Hi I'm facing an error with a child stream in `tap...
# troubleshooting
p
Hi I'm facing an error with a child stream in
tap-jira
. While the parent stream gets the unique records, the child stream is fetching duplicate records. How can I tackle this?
r
Can you share some logs or the code?
p
here you can see, from url, that the record is duplicated
r
You might have to filter duplicates out in
parse_response
if the parent or child stream is erroneously returning multiple records of the same ID - although you might want to consider why this is happening (e.g. is the API response wrong, is a comment with the same ID as another an edit of the same comment).
p
thanks for the reply! The parent stream is working alright, with non duplicated records.
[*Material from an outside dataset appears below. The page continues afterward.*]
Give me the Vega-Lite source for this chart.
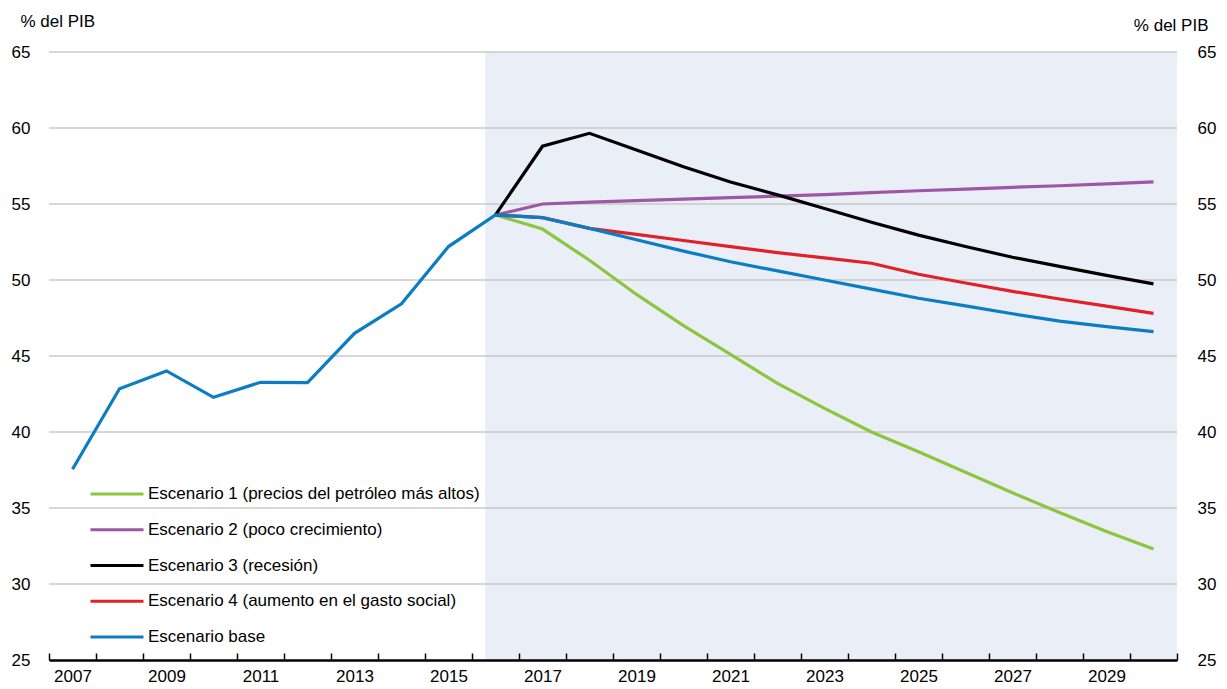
{
  "$schema": "https://vega.github.io/schema/vega-lite/v6.json",
  "width": 1128,
  "height": 608,
  "autosize": {"type": "none"},
  "padding": {"left": 49, "top": 52, "right": 50, "bottom": 29},
  "config": {"view": {"stroke": null}, "font": "Liberation Sans"},
  "datasets": {
    "shade": [{"start": 2015.78, "end": 2030.5, "lo": 25, "hi": 65}],
    "grid": [{"v": 30}, {"v": 35}, {"v": 40}, {"v": 45}, {"v": 50}, {"v": 55}, {"v": 60}, {"v": 65}],
    "series": [
      {"serie": "Escenario 1 (precios del petróleo más altos)", "year": 2016, "value": 54.28},
      {"serie": "Escenario 1 (precios del petróleo más altos)", "year": 2017, "value": 53.35},
      {"serie": "Escenario 1 (precios del petróleo más altos)", "year": 2018, "value": 51.3},
      {"serie": "Escenario 1 (precios del petróleo más altos)", "year": 2019, "value": 49.05},
      {"serie": "Escenario 1 (precios del petróleo más altos)", "year": 2020, "value": 47.0},
      {"serie": "Escenario 1 (precios del petróleo más altos)", "year": 2021, "value": 45.1},
      {"serie": "Escenario 1 (precios del petróleo más altos)", "year": 2022, "value": 43.2},
      {"serie": "Escenario 1 (precios del petróleo más altos)", "year": 2023, "value": 41.55},
      {"serie": "Escenario 1 (precios del petróleo más altos)", "year": 2024, "value": 40.0},
      {"serie": "Escenario 1 (precios del petróleo más altos)", "year": 2025, "value": 38.7},
      {"serie": "Escenario 1 (precios del petróleo más altos)", "year": 2026, "value": 37.35},
      {"serie": "Escenario 1 (precios del petróleo más altos)", "year": 2027, "value": 36.0},
      {"serie": "Escenario 1 (precios del petróleo más altos)", "year": 2028, "value": 34.7},
      {"serie": "Escenario 1 (precios del petróleo más altos)", "year": 2029, "value": 33.45},
      {"serie": "Escenario 1 (precios del petróleo más altos)", "year": 2030, "value": 32.3},
      {"serie": "Escenario 2 (poco crecimiento)", "year": 2016, "value": 54.28},
      {"serie": "Escenario 2 (poco crecimiento)", "year": 2017, "value": 55.0},
      {"serie": "Escenario 2 (poco crecimiento)", "year": 2018, "value": 55.12},
      {"serie": "Escenario 2 (poco crecimiento)", "year": 2019, "value": 55.22},
      {"serie": "Escenario 2 (poco crecimiento)", "year": 2020, "value": 55.32},
      {"serie": "Escenario 2 (poco crecimiento)", "year": 2021, "value": 55.42},
      {"serie": "Escenario 2 (poco crecimiento)", "year": 2022, "value": 55.52},
      {"serie": "Escenario 2 (poco crecimiento)", "year": 2023, "value": 55.62},
      {"serie": "Escenario 2 (poco crecimiento)", "year": 2024, "value": 55.75},
      {"serie": "Escenario 2 (poco crecimiento)", "year": 2025, "value": 55.87},
      {"serie": "Escenario 2 (poco crecimiento)", "year": 2026, "value": 55.98},
      {"serie": "Escenario 2 (poco crecimiento)", "year": 2027, "value": 56.1},
      {"serie": "Escenario 2 (poco crecimiento)", "year": 2028, "value": 56.2},
      {"serie": "Escenario 2 (poco crecimiento)", "year": 2029, "value": 56.32},
      {"serie": "Escenario 2 (poco crecimiento)", "year": 2030, "value": 56.45},
      {"serie": "Escenario 4 (aumento en el gasto social)", "year": 2016, "value": 54.28},
      {"serie": "Escenario 4 (aumento en el gasto social)", "year": 2017, "value": 54.1},
      {"serie": "Escenario 4 (aumento en el gasto social)", "year": 2018, "value": 53.4},
      {"serie": "Escenario 4 (aumento en el gasto social)", "year": 2019, "value": 53.0},
      {"serie": "Escenario 4 (aumento en el gasto social)", "year": 2020, "value": 52.6},
      {"serie": "Escenario 4 (aumento en el gasto social)", "year": 2021, "value": 52.2},
      {"serie": "Escenario 4 (aumento en el gasto social)", "year": 2022, "value": 51.8},
      {"serie": "Escenario 4 (aumento en el gasto social)", "year": 2023, "value": 51.45},
      {"serie": "Escenario 4 (aumento en el gasto social)", "year": 2024, "value": 51.1},
      {"serie": "Escenario 4 (aumento en el gasto social)", "year": 2025, "value": 50.38},
      {"serie": "Escenario 4 (aumento en el gasto social)", "year": 2026, "value": 49.8},
      {"serie": "Escenario 4 (aumento en el gasto social)", "year": 2027, "value": 49.25},
      {"serie": "Escenario 4 (aumento en el gasto social)", "year": 2028, "value": 48.75},
      {"serie": "Escenario 4 (aumento en el gasto social)", "year": 2029, "value": 48.28},
      {"serie": "Escenario 4 (aumento en el gasto social)", "year": 2030, "value": 47.8},
      {"serie": "Escenario 3 (recesión)", "year": 2016, "value": 54.28},
      {"serie": "Escenario 3 (recesión)", "year": 2017, "value": 58.8},
      {"serie": "Escenario 3 (recesión)", "year": 2018, "value": 59.65},
      {"serie": "Escenario 3 (recesión)", "year": 2019, "value": 58.55},
      {"serie": "Escenario 3 (recesión)", "year": 2020, "value": 57.45},
      {"serie": "Escenario 3 (recesión)", "year": 2021, "value": 56.45},
      {"serie": "Escenario 3 (recesión)", "year": 2022, "value": 55.6},
      {"serie": "Escenario 3 (recesión)", "year": 2023, "value": 54.7},
      {"serie": "Escenario 3 (recesión)", "year": 2024, "value": 53.8},
      {"serie": "Escenario 3 (recesión)", "year": 2025, "value": 52.95},
      {"serie": "Escenario 3 (recesión)", "year": 2026, "value": 52.2},
      {"serie": "Escenario 3 (recesión)", "year": 2027, "value": 51.5},
      {"serie": "Escenario 3 (recesión)", "year": 2028, "value": 50.9},
      {"serie": "Escenario 3 (recesión)", "year": 2029, "value": 50.3},
      {"serie": "Escenario 3 (recesión)", "year": 2030, "value": 49.75},
      {"serie": "Escenario base", "year": 2007, "value": 37.55},
      {"serie": "Escenario base", "year": 2008, "value": 42.85},
      {"serie": "Escenario base", "year": 2009, "value": 44.02},
      {"serie": "Escenario base", "year": 2010, "value": 42.28},
      {"serie": "Escenario base", "year": 2011, "value": 43.27},
      {"serie": "Escenario base", "year": 2012, "value": 43.25},
      {"serie": "Escenario base", "year": 2013, "value": 46.49},
      {"serie": "Escenario base", "year": 2014, "value": 48.43},
      {"serie": "Escenario base", "year": 2015, "value": 52.2},
      {"serie": "Escenario base", "year": 2016, "value": 54.28},
      {"serie": "Escenario base", "year": 2017, "value": 54.1},
      {"serie": "Escenario base", "year": 2018, "value": 53.4},
      {"serie": "Escenario base", "year": 2019, "value": 52.65},
      {"serie": "Escenario base", "year": 2020, "value": 51.9},
      {"serie": "Escenario base", "year": 2021, "value": 51.2},
      {"serie": "Escenario base", "year": 2022, "value": 50.6},
      {"serie": "Escenario base", "year": 2023, "value": 50.0},
      {"serie": "Escenario base", "year": 2024, "value": 49.4},
      {"serie": "Escenario base", "year": 2025, "value": 48.8},
      {"serie": "Escenario base", "year": 2026, "value": 48.3},
      {"serie": "Escenario base", "year": 2027, "value": 47.78},
      {"serie": "Escenario base", "year": 2028, "value": 47.3},
      {"serie": "Escenario base", "year": 2029, "value": 46.93},
      {"serie": "Escenario base", "year": 2030, "value": 46.6}
    ]
  },
  "layer": [
    {
      "data": {"name": "shade"},
      "mark": {"type": "rect", "color": "#eaeef6"},
      "encoding": {
        "x": {
          "field": "start", "type": "quantitative",
          "scale": {"domain": [2006.5, 2030.5], "nice": false, "zero": false},
          "axis": {
            "orient": "bottom", "zindex": 1,
            "values": [2006.5, 2007.5, 2008.5, 2009.5, 2010.5, 2011.5, 2012.5, 2013.5, 2014.5, 2015.5, 2016.5, 2017.5, 2018.5, 2019.5, 2020.5, 2021.5, 2022.5, 2023.5, 2024.5, 2025.5, 2026.5, 2027.5, 2028.5, 2029.5, 2030.5],
            "labelExpr": "(datum.value % 2 == 0.5 && datum.value < 2030) ? format(datum.value + 0.5, 'd') : ''",
            "labelOffset": 23.5, "labelFlush": false, "labelOverlap": false,
            "tickSize": -7, "tickColor": "#000", "tickWidth": 1.5,
            "domainColor": "#000", "domainWidth": 2.3,
            "labelFontSize": 17, "labelColor": "#000", "labelPadding": 15,
            "grid": false, "title": null
          }
        },
        "x2": {"field": "end"},
        "y": {"field": "lo", "type": "quantitative", "scale": {"domain": [25, 65], "nice": false, "zero": false}, "axis": null},
        "y2": {"field": "hi"}
      }
    },
    {
      "data": {"name": "grid"},
      "mark": {"type": "rule", "color": "#c8c8c8", "strokeWidth": 1.3},
      "encoding": {
        "y": {
          "field": "v", "type": "quantitative",
          "axis": {
            "orient": "right",
            "values": [25, 30, 35, 40, 45, 50, 55, 60, 65],
            "domain": false, "ticks": false, "tickSize": 0, "grid": false,
            "labelPadding": 20, "labelFontSize": 17, "labelColor": "#000",
            "title": "% del PIB", "titleAngle": 0, "titleX": 31, "titleY": -21.5,
            "titleAlign": "right", "titleBaseline": "alphabetic",
            "titleFontSize": 17, "titleFontWeight": "normal", "titleColor": "#000"
          }
        }
      }
    },
    {
      "data": {"name": "series"},
      "mark": {"type": "line", "strokeWidth": 3.2},
      "encoding": {
        "x": {
          "field": "year", "type": "quantitative",
          "axis": {
            "orient": "bottom", "zindex": 1,
            "values": [2006.5, 2007.5, 2008.5, 2009.5, 2010.5, 2011.5, 2012.5, 2013.5, 2014.5, 2015.5, 2016.5, 2017.5, 2018.5, 2019.5, 2020.5, 2021.5, 2022.5, 2023.5, 2024.5, 2025.5, 2026.5, 2027.5, 2028.5, 2029.5, 2030.5],
            "labelExpr": "(datum.value % 2 == 0.5 && datum.value < 2030) ? format(datum.value + 0.5, 'd') : ''",
            "labelOffset": 23.5, "labelFlush": false, "labelOverlap": false,
            "tickSize": -7, "tickColor": "#000", "tickWidth": 1.5,
            "domainColor": "#000", "domainWidth": 2.3,
            "labelFontSize": 17, "labelColor": "#000", "labelPadding": 15,
            "grid": false, "title": null
          }
        },
        "y": {
          "field": "value", "type": "quantitative",
          "axis": {
            "orient": "left",
            "values": [25, 30, 35, 40, 45, 50, 55, 60, 65],
            "domain": false, "ticks": false, "tickSize": 0, "grid": false,
            "labelPadding": 19, "labelFontSize": 17, "labelColor": "#000",
            "title": "% del PIB", "titleAngle": 0, "titleX": -29, "titleY": -26,
            "titleAlign": "left", "titleBaseline": "alphabetic",
            "titleFontSize": 17, "titleFontWeight": "normal", "titleColor": "#000"
          }
        },
        "color": {
          "field": "serie", "type": "nominal",
          "scale": {
            "domain": ["Escenario 1 (precios del petróleo más altos)", "Escenario 2 (poco crecimiento)", "Escenario 3 (recesión)", "Escenario 4 (aumento en el gasto social)", "Escenario base"],
            "range": ["#8cc63f", "#9e57a5", "#000000", "#e1202c", "#0b7dc3"]
          },
          "legend": {
            "orient": "none", "legendX": 40, "legendY": 433, "title": null,
            "symbolType": "stroke", "symbolSize": 2809, "symbolStrokeWidth": 3,
            "clipHeight": 18, "rowPadding": 17.75, "padding": 0,
            "labelFontSize": 17, "labelOffset": 3, "labelColor": "#000", "labelLimit": 0
          }
        }
      }
    }
  ],
  "resolve": {"axis": {"y": "independent"}}
}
The api endpoint is also giving the right response, but the child stream is duplicating records
r
Can you share your child stream class then?
p
Copy code
class IssueComments(JiraStream):

    """
    <https://developer.atlassian.com/cloud/jira/platform/rest/v3/api-group-issue-comments/#api-rest-api-3-issue-issueidorkey-comment-get>
    """

    """
    name: stream name
    path: path which will be added to api url in client.py
    schema: instream schema
    primary_keys = primary keys for the table
    replication_key = datetime keys for replication
    records_jsonpath = json response body
    """

    name = "issue_comments"

    parent_stream_type = IssueStream

    ignore_parent_replication_keys = True

    path = "/issue/{issue_id}/comment"

    primary_keys = ["id"]

    records_jsonpath = "$[comments][*]"

    instance_name = "comments"

    schema = PropertiesList(
        Property("id", StringType),
        Property("issueId", StringType),
        Property("self", StringType),
        Property(
            "author",
            ObjectType(
                Property("accountId", StringType),
                Property("self", StringType),
                Property("displayName", StringType),
                Property("active", BooleanType),
            ),
        ),
        Property("created", DateTimeType),
        Property("updated", DateTimeType),
        Property(
            "body",
            ObjectType(
                Property("type", StringType),
                Property("version", IntegerType),
                Property(
                    "content",
                    ArrayType(
                        ObjectType(
                            Property("type", StringType),
                            Property(
                                "content",
                                ArrayType(
                                    ObjectType(
                                        Property("type", StringType),
                                        Property("text", StringType),
                                    )
                                ),
                            ),
                        )
                    ),
                ),
            ),
        ),
        Property(
            "updateAuthor",
            ObjectType(
                Property("accountId", StringType),
                Property("self", StringType),
                Property("displayName", StringType),
                Property("active", BooleanType),
            ),
        ),
    ).to_dict()

    def post_process(self, row:dict, context:dict) -> dict:
        row["issueId"] = context["issue_id"]
        return row
I also observed now that 1st comment is always once 2nd comment is duplicated twice 3rd comment is duplicated thrice.. so on I think something is wrong in the child stream itself but don't have clarity around singer so much
here you can see the behaviour
640851 -- occurs once (1st comment) 641018 -- occurs twice (2nd comment) 641099 -- occurs thrice (3rd comment)
r
Can I see the
JiraStream
implementation too?
p
the same behaviour is across all the child streams thinkspin
r
I wonder if it's something to do with this: https://github.com/prakharcode/tap-jira/blob/0eaac5921dac8ef2efbf300305f0cc29b8dc95ae/tap_jira/client.py#L89-L90 Perhaps the
get_next_page_token
logic is causing the increasing duplication. I would have a look into that in more detail.
p
I'm also exploring that essentially
will update but thanks for the time, much appreciated
r
No problem! Good luck! 😁
p
solved it
indeed the problem was pagination logic -- by default the return per page is 100 records and pagination logic is per record based so it was making 1 req for one object which fetched 100 records then another request which fetched the same 100 records over and over till 100 records
thanks for the direction :)
r
Nice! Glad you figured it out. 😄